What this task involves ▸ Return every line below in which "that" appears.

Collected material ▸
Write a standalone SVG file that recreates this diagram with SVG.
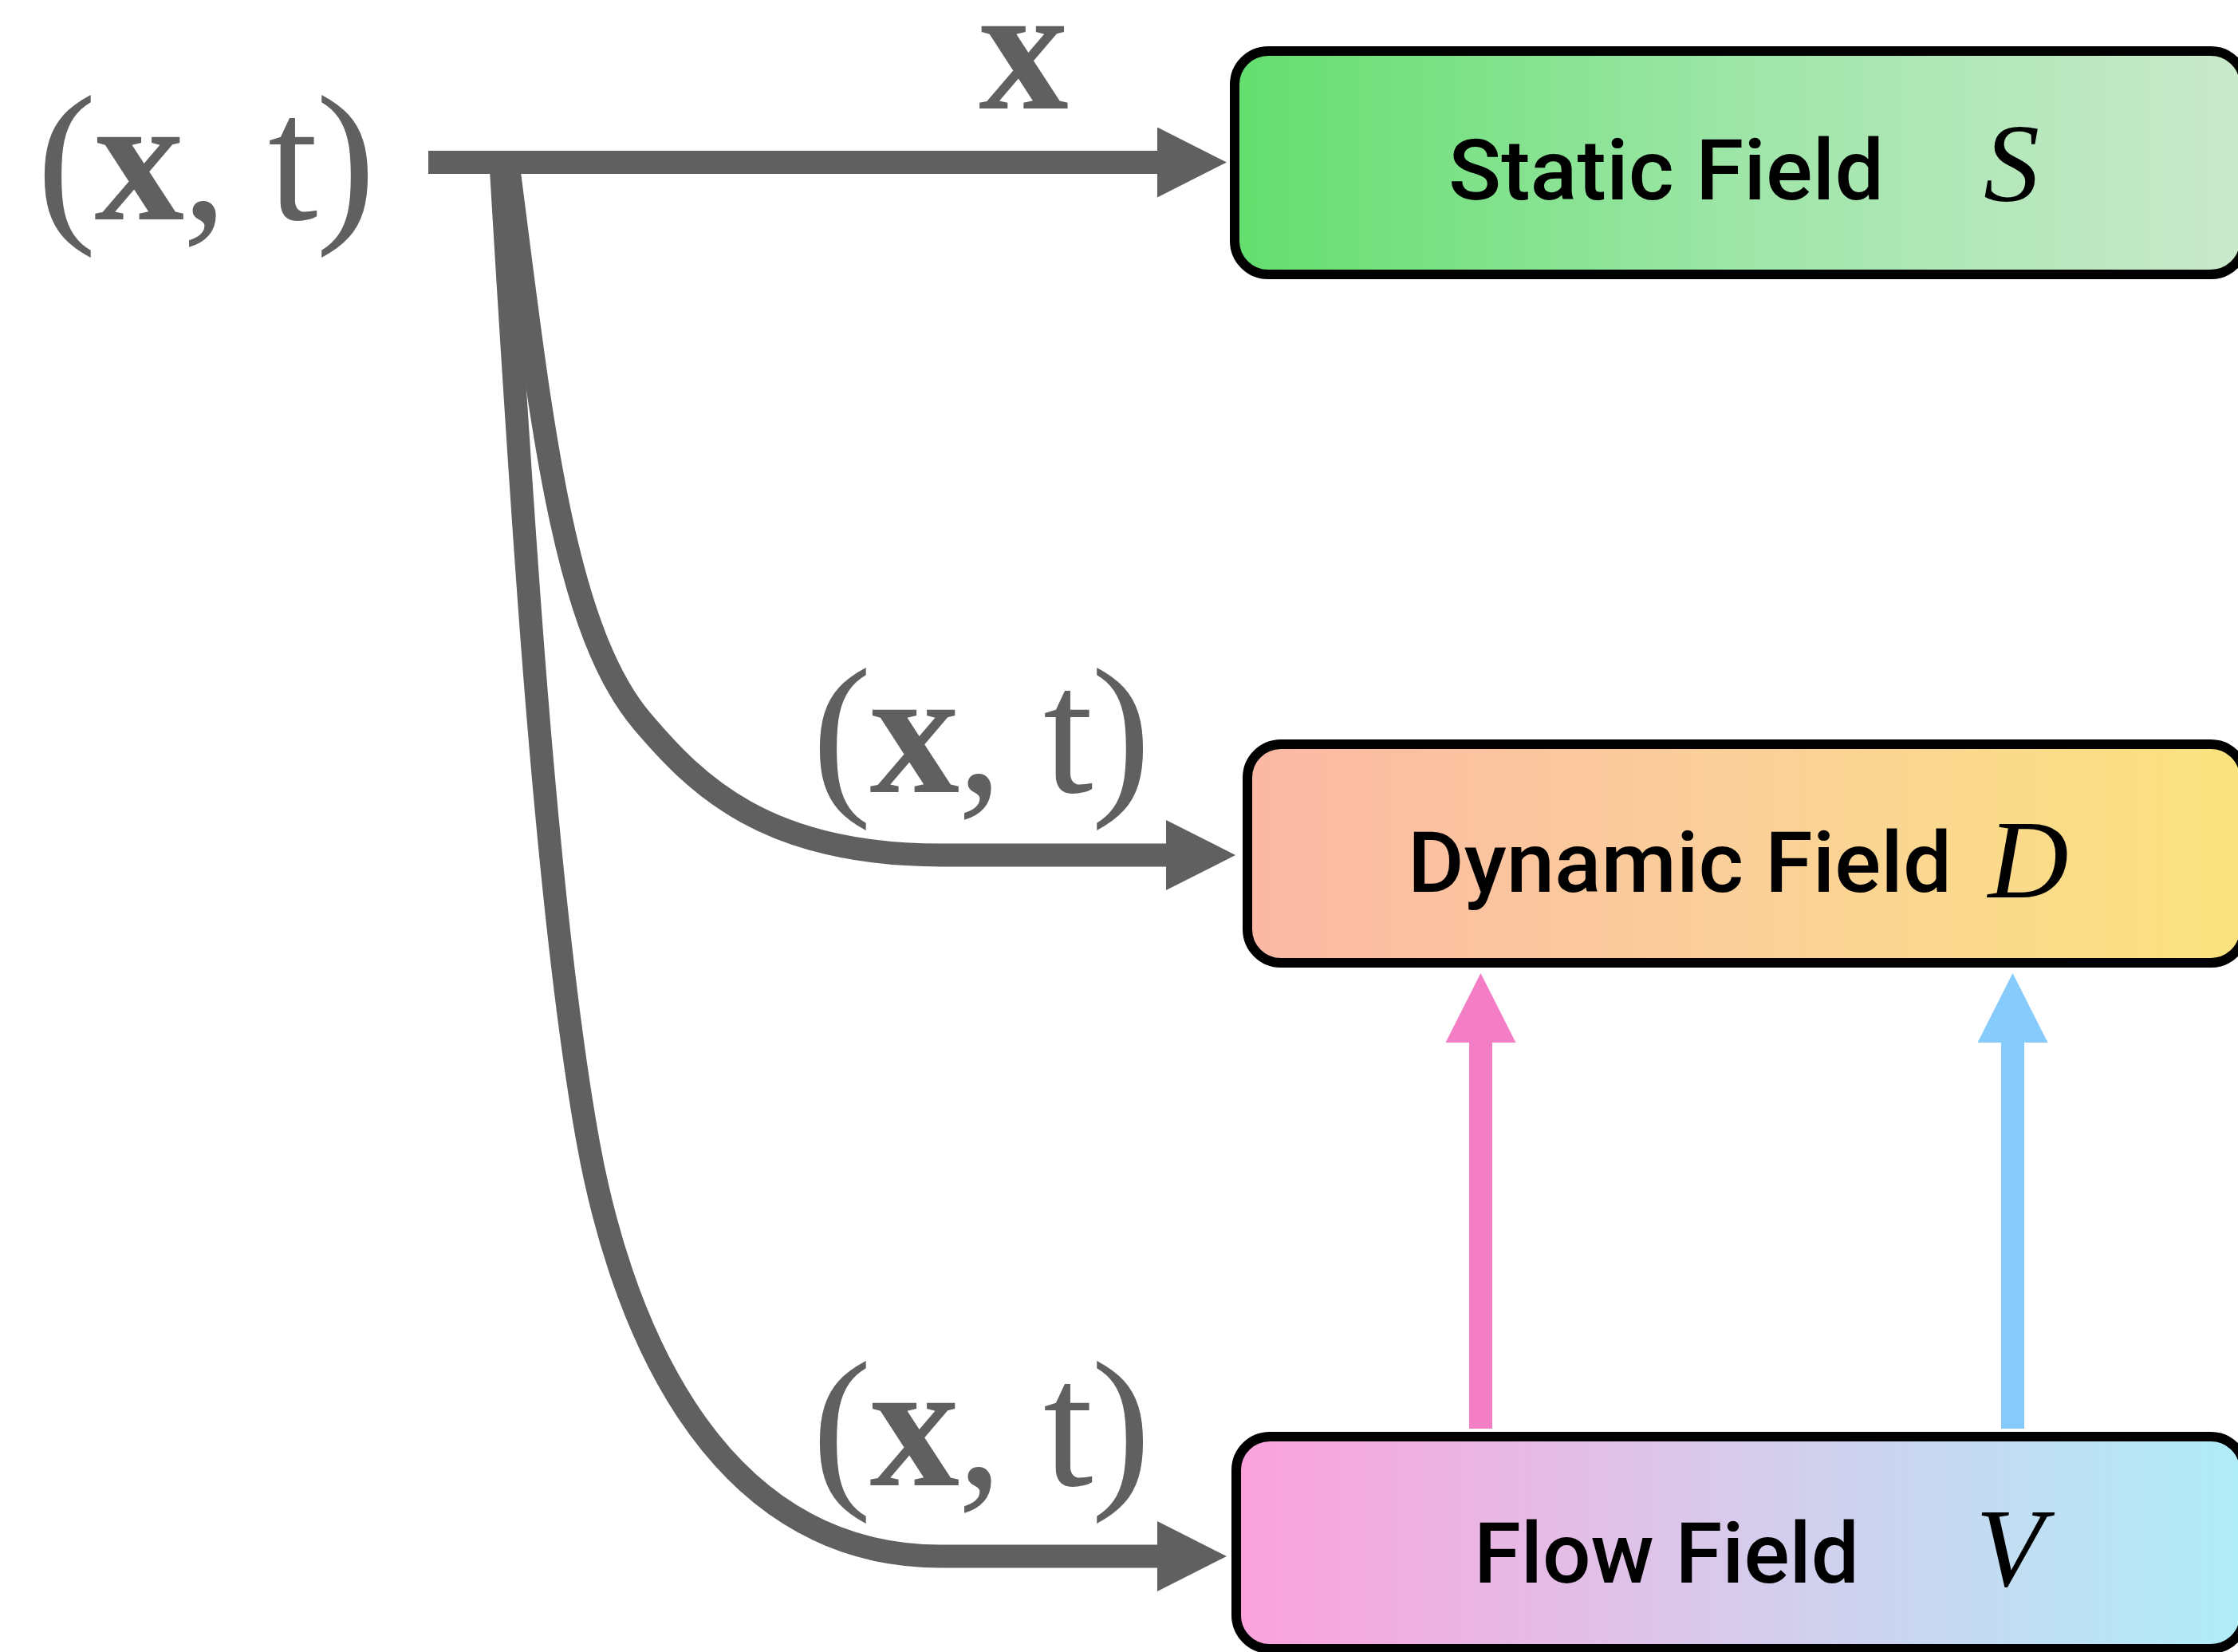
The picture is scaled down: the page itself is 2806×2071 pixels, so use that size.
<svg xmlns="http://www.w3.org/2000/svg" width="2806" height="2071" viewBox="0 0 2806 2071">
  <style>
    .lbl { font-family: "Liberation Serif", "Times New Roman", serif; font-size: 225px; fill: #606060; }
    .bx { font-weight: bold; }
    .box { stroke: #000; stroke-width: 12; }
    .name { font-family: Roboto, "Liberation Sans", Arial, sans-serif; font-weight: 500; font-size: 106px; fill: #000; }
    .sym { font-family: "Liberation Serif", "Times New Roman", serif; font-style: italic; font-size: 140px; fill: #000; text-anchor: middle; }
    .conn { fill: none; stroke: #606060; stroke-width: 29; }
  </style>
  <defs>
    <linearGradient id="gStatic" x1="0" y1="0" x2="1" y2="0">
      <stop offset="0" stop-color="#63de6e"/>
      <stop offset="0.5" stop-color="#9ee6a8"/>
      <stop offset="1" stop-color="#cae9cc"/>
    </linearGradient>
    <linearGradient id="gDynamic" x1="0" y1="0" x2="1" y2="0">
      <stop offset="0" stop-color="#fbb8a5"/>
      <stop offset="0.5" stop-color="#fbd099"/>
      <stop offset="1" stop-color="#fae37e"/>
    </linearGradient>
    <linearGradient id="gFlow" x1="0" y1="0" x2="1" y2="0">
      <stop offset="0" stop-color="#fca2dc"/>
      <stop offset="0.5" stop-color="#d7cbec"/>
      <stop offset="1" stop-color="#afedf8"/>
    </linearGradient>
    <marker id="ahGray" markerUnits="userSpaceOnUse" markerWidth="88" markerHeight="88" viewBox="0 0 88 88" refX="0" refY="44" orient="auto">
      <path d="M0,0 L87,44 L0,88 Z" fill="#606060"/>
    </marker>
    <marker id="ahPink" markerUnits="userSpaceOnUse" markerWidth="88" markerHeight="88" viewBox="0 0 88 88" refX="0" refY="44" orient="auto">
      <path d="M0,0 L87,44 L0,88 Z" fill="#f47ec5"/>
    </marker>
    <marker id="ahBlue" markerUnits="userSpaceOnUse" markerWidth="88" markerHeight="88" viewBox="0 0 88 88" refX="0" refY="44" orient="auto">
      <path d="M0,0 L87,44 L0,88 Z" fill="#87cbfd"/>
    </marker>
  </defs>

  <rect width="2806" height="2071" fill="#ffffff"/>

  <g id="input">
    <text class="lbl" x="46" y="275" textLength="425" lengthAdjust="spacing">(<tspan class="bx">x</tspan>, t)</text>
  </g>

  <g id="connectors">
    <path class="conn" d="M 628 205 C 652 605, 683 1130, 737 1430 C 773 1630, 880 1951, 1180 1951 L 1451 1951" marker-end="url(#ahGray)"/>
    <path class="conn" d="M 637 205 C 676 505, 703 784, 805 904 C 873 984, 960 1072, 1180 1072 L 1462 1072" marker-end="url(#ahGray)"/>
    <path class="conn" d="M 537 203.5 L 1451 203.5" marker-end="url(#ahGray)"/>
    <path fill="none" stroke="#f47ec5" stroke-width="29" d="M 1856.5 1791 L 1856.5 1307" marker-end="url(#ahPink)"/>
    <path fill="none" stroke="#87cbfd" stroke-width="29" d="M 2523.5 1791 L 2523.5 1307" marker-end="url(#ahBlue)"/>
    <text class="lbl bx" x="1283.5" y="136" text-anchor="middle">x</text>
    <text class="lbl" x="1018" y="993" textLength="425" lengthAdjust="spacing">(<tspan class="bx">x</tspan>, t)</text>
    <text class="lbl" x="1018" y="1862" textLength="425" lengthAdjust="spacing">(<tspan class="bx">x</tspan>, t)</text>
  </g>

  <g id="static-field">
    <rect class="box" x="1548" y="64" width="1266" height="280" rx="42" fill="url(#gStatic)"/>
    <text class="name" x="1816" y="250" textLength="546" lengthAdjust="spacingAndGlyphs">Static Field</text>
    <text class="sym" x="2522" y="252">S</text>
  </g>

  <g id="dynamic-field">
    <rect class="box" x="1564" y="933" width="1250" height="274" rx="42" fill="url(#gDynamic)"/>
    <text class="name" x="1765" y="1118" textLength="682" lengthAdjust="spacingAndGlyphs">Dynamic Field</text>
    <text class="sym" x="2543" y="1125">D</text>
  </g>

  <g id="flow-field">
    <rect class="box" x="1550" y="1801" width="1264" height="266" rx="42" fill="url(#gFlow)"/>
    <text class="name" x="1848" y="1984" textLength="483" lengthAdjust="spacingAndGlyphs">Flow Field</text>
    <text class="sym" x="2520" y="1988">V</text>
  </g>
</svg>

Answer to the task ▸
Write a standalone SVG file that recreates this diagram with SVG.
The picture is scaled down: the page itself is 2806×2071 pixels, so use that size.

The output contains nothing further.